Russian Influence Seen in Secession Debates Across U.S.
Russia supports other secessionist efforts in the U.S., including the Free Vermont movement, and the “Texit” movement in Texas.
In an interview, Texas Nationalist Movement President Daniel Miller says his group got a “small grant” from the Russian government. However, Miller declined to disclose how much money the Kremlin gave his group.
He does say the cash helped offset costs of attending a Moscow conference of the Anti-Globalization Movement of Russia, a Kremlin-backed group that supports Western separatist movements.
Miller says he welcomes Russia’s -- and any other countries' -- support in his quest for local “self-determination.”
He also dismisses concerns that Russia is working with a movement that could weaken the United States if its aims are achieved.
“Our viewpoints are aligned, in that both Russia and us agree that local self-determination is the best form of government,” Miller says. “But ultimately, Russia is not our concern.”
While initially dismissed as a fringe group, the Texit movement has come close to inserting secessionist language into the platform of the Texas Republican Party. Miller expects his movement will be successful at the party's next state convention.
“We also plan on having legislation filed [at the statehouse],” Miller says. “We’ve been working with a couple prominent Republicans and I expect to see this issue to be talked about in Austin.”
Miller adds that his movement existed long before Vladimir Putin came back to power in 2011.
“This isn’t a Manchurian candidate situation,” says USC’s Robert English. “There has to be divisions that exist for Putin to exploit.”

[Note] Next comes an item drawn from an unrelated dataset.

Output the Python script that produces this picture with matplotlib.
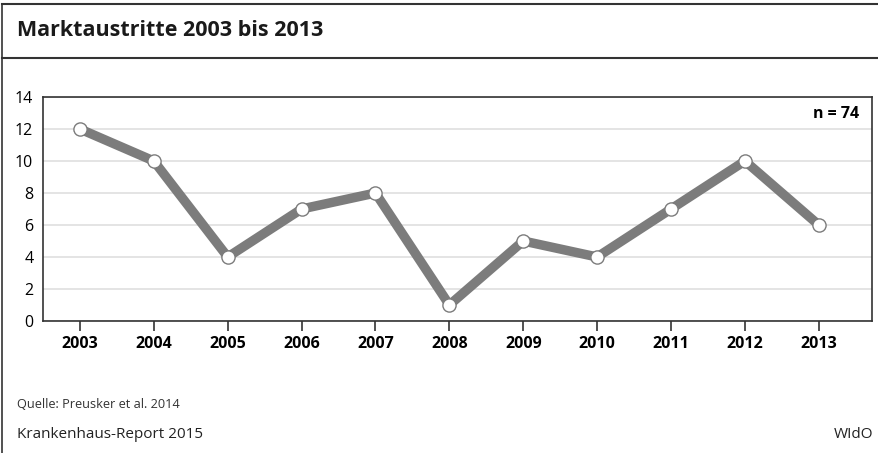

Louis Marinelli acknowledges that Putin is helping secession movements –- including his own Yes California campaign –- as part of a broader strategy to curb U.S. influence.
“I kinda don’t blame them,” Marinelli says. “Because it’s what the United States has been doing to them, and to every country around the world.”
But while the Texit and other secessionist movements may have existed before the Kremlin took the strategy of influencing Western elections, Yes California did not.
Marinelli denies he has received direct support of any kind from the Russian government, including financial grants similar to those given to the Texit movement.
Marinelli says he’s happy to talk to anyone about California secession –- although while he’s in Russia, it will have to be by email or over the phone.